En estos momentos tan duros socialmente, en que la vida religiosa debe ser testimonio de algo más allá, más profundo, más divino…, encontramos, como antaño, tres tipos de personas: las que nunca aportan nada, todo lo critican, les encanta mantenerse en la oposición y siguen en lo de siempre, sin ampliar miras; otras, las activas, activistas, dichosas, inconformistas que, a veces, les cuesta reflexionar y van a por lo real, lo tangible, lo efectivo y gracias a Dios, a lo afectivo; y el tercer tipo, las que analizan, ahondan, filosofan, a veces son excéntricas, se dedican a escribir, tienen fama de empollonas o de cultas, incluso de vivir en su mundo y desde su ventana ser teóricas, pero son las que en muchos momentos de la historia han hecho avanzar a la humanidad y nos retornan a las fuentes.
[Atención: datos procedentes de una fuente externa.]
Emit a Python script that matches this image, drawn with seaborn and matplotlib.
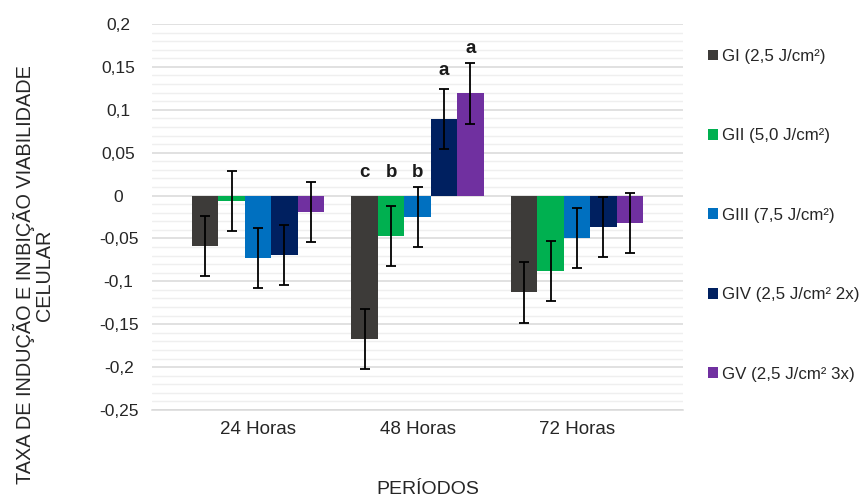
import matplotlib
matplotlib.use("Agg")
import matplotlib.pyplot as plt
import seaborn as sns
import pandas as pd
from matplotlib.ticker import MultipleLocator, FixedLocator

periods = ["24 Horas", "48 Horas", "72 Horas"]
groups = ["GI (2,5 J/cm²)", "GII (5,0 J/cm²)", "GIII (7,5 J/cm²)",
          "GIV (2,5 J/cm² 2x)", "GV (2,5 J/cm² 3x)"]
gi = [-0.059, -0.167, -0.113]
gii = [-0.0066, -0.047, -0.0876]
giii = [-0.0725, -0.025, -0.050]
giv = [-0.069, 0.0888, -0.0367]
gv = [-0.0196, 0.119, -0.0317]
err_gi = [0.035, 0.035, 0.035]
err_gii = [0.035, 0.035, 0.035]
err_giii = [0.035, 0.035, 0.035]
err_giv = [0.035, 0.035, 0.035]
err_gv = [0.035, 0.035, 0.035]
letters_48 = ["c", "b", "b", "a", "a"]
letters_48_y = [0.027, 0.027, 0.027, 0.146, 0.171]
ytick_vals = [0.2, 0.15, 0.1, 0.05, 0, -0.05, -0.1, -0.15, -0.2, -0.25]
ytick_labels = ["0,2", "0,15", "0,1", "0,05", "0", "-0,05", "-0,1", "-0,15", "-0,2", "-0,25"]
colors = ["#3D3B39", "#00B050", "#0070C0", "#002060", "#7030A0"]

series = [gi, gii, giii, giv, gv]
errors = [err_gi, err_gii, err_giii, err_giv, err_gv]
rows = []
for g, vals in zip(groups, series):
    for p, v in zip(periods, vals):
        rows.append({"Período": p, "Grupo": g, "Valor": v})
df = pd.DataFrame(rows)

sns.set_theme(style="white")
plt.rcParams["font.family"] = ["Liberation Sans", "DejaVu Sans"]

fig = plt.figure(figsize=(8.63, 4.97), dpi=100)
ax = fig.add_axes([152 / 863, 1 - 410 / 497, (683 - 152) / 863, (410 - 24) / 497])

sns.barplot(data=df, x="Período", y="Valor", hue="Grupo", order=periods,
            hue_order=groups, palette=colors, width=0.828, errorbar=None,
            saturation=1, linewidth=0, ax=ax, zorder=3)

for cont, errs in zip(ax.containers, errors):
    xs = [p.get_x() + p.get_width() / 2 for p in cont.patches]
    hs = [p.get_height() for p in cont.patches]
    ax.errorbar(xs, hs, yerr=errs, fmt="none", ecolor="black", elinewidth=1.3,
                capsize=3.5, capthick=1.3, zorder=4)

# letters above 48h bars
for cont, lab, ly in zip(ax.containers, letters_48, letters_48_y):
    p = cont.patches[1]
    ax.text(p.get_x() + p.get_width() / 2, ly, lab, ha="center", va="center",
            fontsize=13.5, fontweight="bold", color="#1a1a1a", zorder=5)

ax.set_ylim(-0.25, 0.2)
ax.set_xlim(-0.665, 2.665)
ax.yaxis.set_major_locator(FixedLocator(ytick_vals))
ax.set_yticklabels(ytick_labels)
ax.yaxis.set_minor_locator(MultipleLocator(0.01))
ax.grid(axis="y", which="major", color="#D9D9D9", linewidth=1.1, zorder=0)
ax.grid(axis="y", which="minor", color="#EFEFEF", linewidth=1.0, zorder=0)
ax.set_axisbelow(True)
for s in ["top", "right", "left"]:
    ax.spines[s].set_visible(False)
ax.spines["bottom"].set_position(("data", -0.25))
ax.spines["bottom"].set_color("#D9D9D9")
ax.spines["bottom"].set_linewidth(1.1)
ax.tick_params(axis="y", which="both", length=0, pad=24, labelsize=12.5, labelcolor="#262626")
ax.tick_params(axis="x", length=0, pad=8, labelsize=13.5, labelcolor="#262626")
for t in ax.get_yticklabels():
    t.set_horizontalalignment("center")
ax.set_xlabel("")
ax.set_ylabel("")

fig.text(428 / 863, 1 - 489 / 497, "PERÍODOS", ha="center", va="center",
         fontsize=14, color="#262626")
fig.text(33 / 863, 1 - 275 / 497, "TAXA DE INDUÇÃO E INIBIÇÃO VIABILIDADE\nCELULAR",
         ha="center", va="center", rotation=90, fontsize=14.3, color="#262626",
         multialignment="center", linespacing=1.0)

handles, labels = ax.get_legend_handles_labels()
if ax.legend_:
    ax.legend_.remove()
fig.legend(handles, labels, loc="upper left", bbox_to_anchor=(708 / 863, 1 - 49 / 497),
           frameon=False, fontsize=12.2, handlelength=0.6, handleheight=0.6,
           handletextpad=0.25, labelspacing=3.8, borderaxespad=0, borderpad=0,
           labelcolor="#262626")

fig.savefig("out.png", dpi=100)
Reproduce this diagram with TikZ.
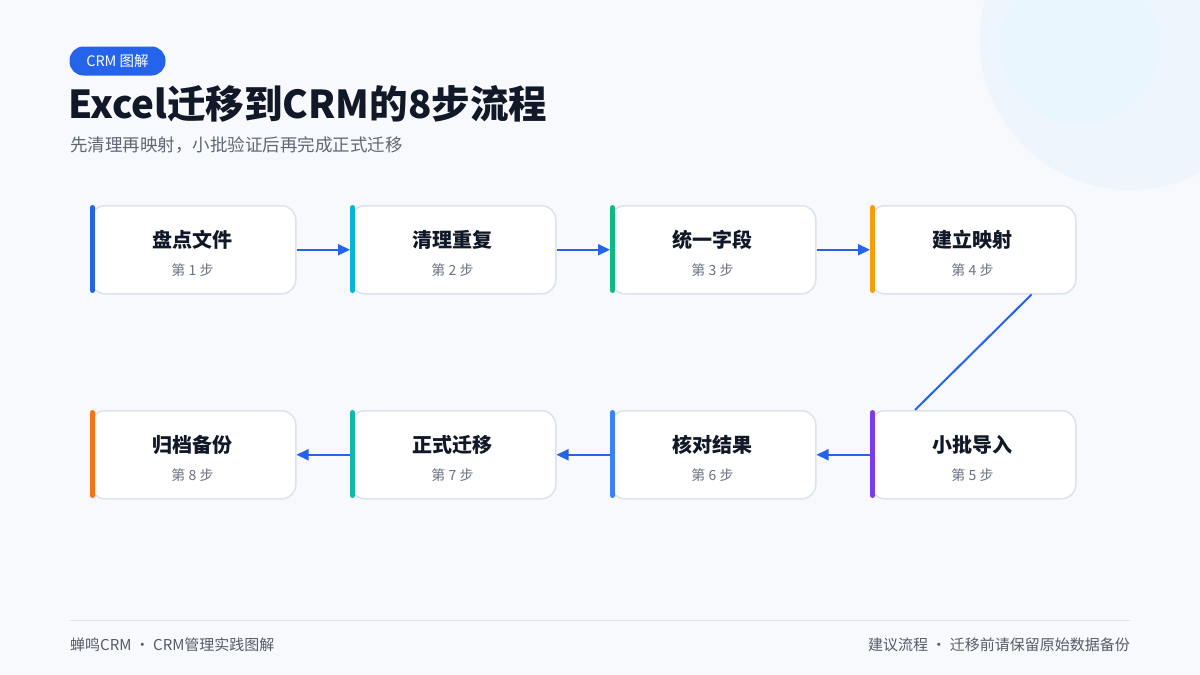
\documentclass[tikz,border=0pt]{standalone}
\usepackage{fontspec}
\setmainfont{Noto Sans CJK SC}
\usetikzlibrary{arrows.meta}
\definecolor{bg}{HTML}{F7F9FC}
\definecolor{pri}{HTML}{2563EB}
\definecolor{ink}{HTML}{111827}
\definecolor{gry}{HTML}{6B7280}
\definecolor{bord}{HTML}{DCE3EE}
\definecolor{circA}{HTML}{EEF5FD}
\definecolor{circB}{HTML}{E9F6FE}
\begin{document}
\begin{tikzpicture}[x=1pt,y=-1pt,
 box/.style={draw=bord,line width=1.5pt,fill=white,rounded corners=14pt,minimum width=205pt,minimum height=88pt,anchor=north west},
 ttl/.style={font=\fontsize{20}{22}\selectfont\bfseries,text=ink},
 stp/.style={font=\fontsize{14}{15}\selectfont,text=gry},
 arr/.style={draw=pri,line width=2pt,-{Triangle[length=12pt,width=11pt]}}]
\fill[bg] (0,0) rectangle (1200,675);
\useasboundingbox (0,0) rectangle (1200,675);
\fill[circA] (1130,40) circle (150);
\fill[circB] (1080,45) circle (80);
\node[fill=pri,rounded corners=14pt,minimum width=96pt,minimum height=29pt,text=white,font=\fontsize{14.5}{16}\selectfont] (pill) at (117.5,61) {CRM 图解};
\node[anchor=west,font=\fontsize{38.5}{42}\selectfont\bfseries,text=ink,inner sep=0] (title) at (68,104) {Excel迁移到CRM的8步流程};
\node[anchor=west,font=\fontsize{17.5}{20}\selectfont,text=gry!90!black,inner sep=0] (sub) at (70,145) {先清理再映射，小批验证后再完成正式迁移};
\foreach \i/\x/\y/\t/\c in {1/90/205/盘点文件/2563EB,2/350/205/清理重复/06B6D4,3/610/205/统一字段/10B981,4/870/205/建立映射/F59E0B,5/870/410/小批导入/7C3AED,6/610/410/核对结果/3B82F6,7/350/410/正式迁移/14B8A6,8/90/410/归档备份/F97316}{
 \node[box] (b\i) at (\x,\y) {};
 \definecolor{acc}{HTML}{\c}
 \draw[acc,line width=5pt,line cap=round] (\x+2.5,\y+2.5) -- (\x+2.5,\y+85.5);
 \node[ttl] (t\i) at (\x+102.5,\y+35) {\t};
 \node[stp] (s\i) at (\x+102.5,\y+65) {第 \i{} 步};
}
\draw[arr] (b1.east) -- (b2.west);
\draw[arr] (b2.east) -- (b3.west);
\draw[arr] (b3.east) -- (b4.west);
\draw[draw=pri,line width=2pt] ([xshift=-45pt]b4.south east) -- ([xshift=45pt]b5.north west);
\draw[arr] (b5.west) -- (b6.east);
\draw[arr] (b6.west) -- (b7.east);
\draw[arr] (b7.west) -- (b8.east);
\coordinate (fl) at (70,620); \coordinate (fr) at (1130,620);
\draw[bord,line width=1pt] (fl) -- (fr);
\node[anchor=west,font=\fontsize{15}{16}\selectfont,text=gry!80!black,inner sep=0] (fa) at (70,645) {蝉鸣CRM · CRM管理实践图解};
\node[anchor=east,font=\fontsize{15}{16}\selectfont,text=gry!80!black,inner sep=0] (fb) at (1130,645) {建议流程 · 迁移前请保留原始数据备份};
\end{tikzpicture}
\end{document}
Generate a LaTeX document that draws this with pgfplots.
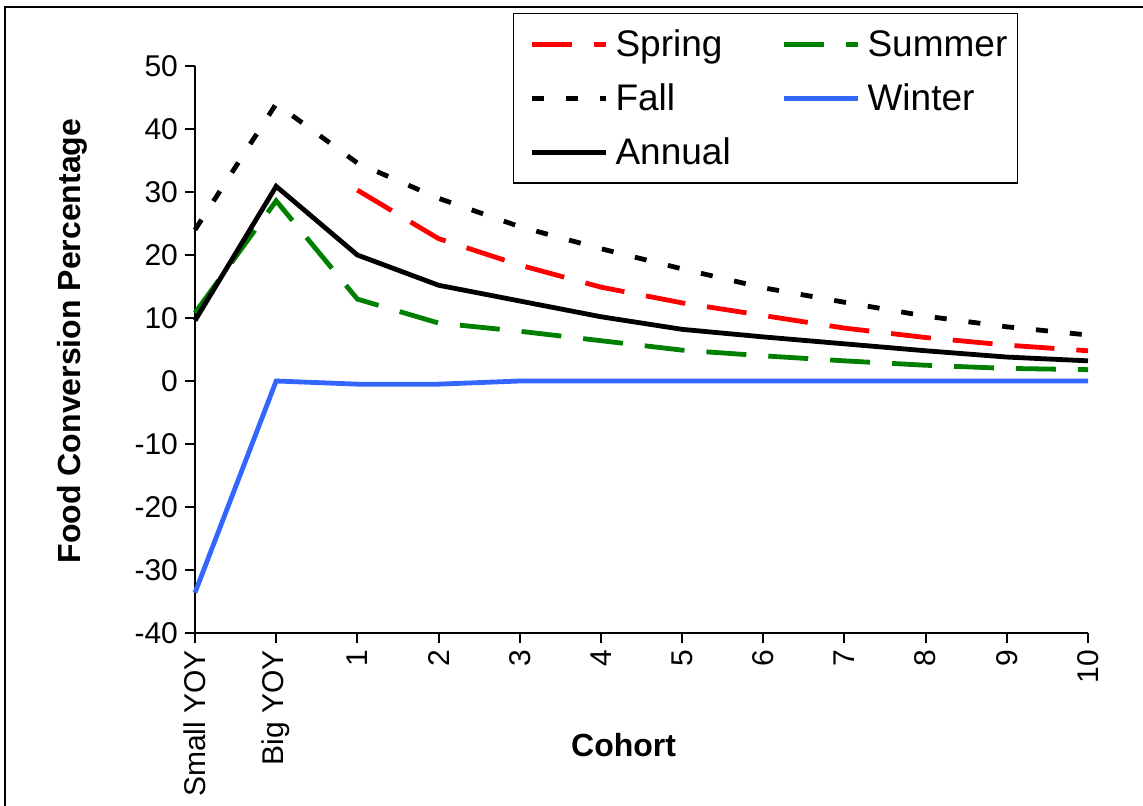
\documentclass[border=0pt]{standalone}
\usepackage{pgfplots}
\pgfplotsset{compat=1.18}
\usepackage{fontspec}
\setmainfont{Liberation Sans}
\definecolor{winterblue}{HTML}{3366FF}
\definecolor{summergreen}{HTML}{008000}
\begin{document}
\begin{tikzpicture}
\begin{axis}[
  at={(0,0)}, anchor=south west,
  scale only axis, width=446.5pt, height=283.5pt,
  xmin=0, xmax=11, ymin=-40, ymax=50,
  axis x line=bottom, axis y line=left,
  axis line style={-, line width=1pt, black},
  tick style={black, line width=1pt},
  tick align=outside, major tick length=5pt,
  ytick={-40,-30,...,50},
  xtick={0,...,11},
  xticklabels={Small YOY, Big YOY, 1, 2, 3, 4, 5, 6, 7, 8, 9, 10},
  x tick label style={rotate=90, anchor=east},
  tick label style={font=\fontsize{15}{18}\selectfont},
  /pgf/number format/assume math mode=true,
  xlabel={\textbf{Cohort}},
  ylabel={\textbf{Food Conversion Percentage}},
  label style={font=\fontsize{16}{19}\selectfont},
  xlabel style={at={(axis description cs:0.48,-0.1975)}, anchor=center},
  ylabel style={at={(axis description cs:-0.1377,0.515)}, anchor=center},
  clip=false,
  legend columns=2,
  legend cell align=left,
  legend image code/.code={\path (0pt,0pt); \draw[#1] (5pt,0pt) -- (42pt,0pt);},
  legend style={at={(0.3561,1.0935)}, anchor=north west, draw=black,
    line width=0.75pt, font=\fontsize{18.5}{22}\selectfont,
    inner xsep=3pt, inner ysep=6pt, row sep=8pt,
    /tikz/every odd column/.append style={column sep=1.5pt},
    /tikz/every even column/.append style={column sep=18.5pt}},
]
\addplot[red, line width=2.4pt, dash pattern=on 20pt off 11pt] coordinates {
 (2,30.3) (3,22.6) (4,18.4) (5,14.9) (6,12.4) (7,10.4) (8,8.4) (9,6.9) (10,5.7) (11,4.8)};
\addlegendentry{Spring}
\addplot[summergreen, line width=2.4pt, dash pattern=on 20pt off 11pt] coordinates {
 (0,10.8) (1,28.6) (2,13.0) (3,9.2) (4,7.9) (5,6.4) (6,4.9) (7,4.0) (8,3.2) (9,2.5) (10,2.0) (11,1.8)};
\addlegendentry{Summer}
\addplot[black, line width=2.4pt, dash pattern=on 6pt off 11pt] coordinates {
 (0,24.0) (1,44.0) (2,34.6) (3,29.0) (4,24.5) (5,21.0) (6,17.8) (7,14.8) (8,12.5) (9,10.3) (10,8.6) (11,7.3)};
\addlegendentry{Fall}
\addplot[winterblue, line width=2.4pt] coordinates {
 (0,-33.6) (1,0) (2,-0.5) (3,-0.5) (4,0) (5,0) (6,0) (7,0) (8,0) (9,0) (10,0) (11,0)};
\addlegendentry{Winter}
\addplot[black, line width=2.4pt] coordinates {
 (0,9.6) (1,30.9) (2,20.0) (3,15.2) (4,12.7) (5,10.2) (6,8.2) (7,7.0) (8,5.9) (9,4.8) (10,3.8) (11,3.2)};
\addlegendentry{Annual}
\end{axis}
\draw[line width=1pt] (-95pt,-100pt) -- (-95pt,313pt) -- (480pt,313pt);
\pgfresetboundingbox
\path[use as bounding box] (-97.5pt,-86.5pt) rectangle (474pt,316.5pt);
\end{tikzpicture}
\end{document}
Ahora empezando a salir a este mundo cambiado, es el momento en que los activistas y los analistas se unan, sepan trabajar juntos y prescindan de los criticones. Es el tiempo de la solidaridad, de la reflexión, de la escucha, del cuidado, de la Providencia y del vivir de fe.
Me impresiona la cita de los Proverbios que proclama que la abundancia de consejeros trae la salvación (Prov 11,14). En una situación global tan complicada, con tantos frentes y necesidades, se hace necesario el encuentro entre diferentes pareceres, sensibilidades, generaciones, niveles formativos… no es momento de reducir sino de ampliar, nadie solo o en pequeño comité puede ser capaz de ver hacia dónde y para qué. Apostar por el diálogo es el único camino posible para seguir dando respuesta a la misión y, sobre todo, para que la vida religiosa tenga toda la frescura del Espíritu y sea diciente.
Es momento del «vísteme despacio que tengo prisa», aboquémonos a dar respuesta desde una perspectiva o estrategia bien pensada, eficaz, que aúna cabeza y corazón, que reza y no se estresa, para responder a lo esencial, mirando al Esencial.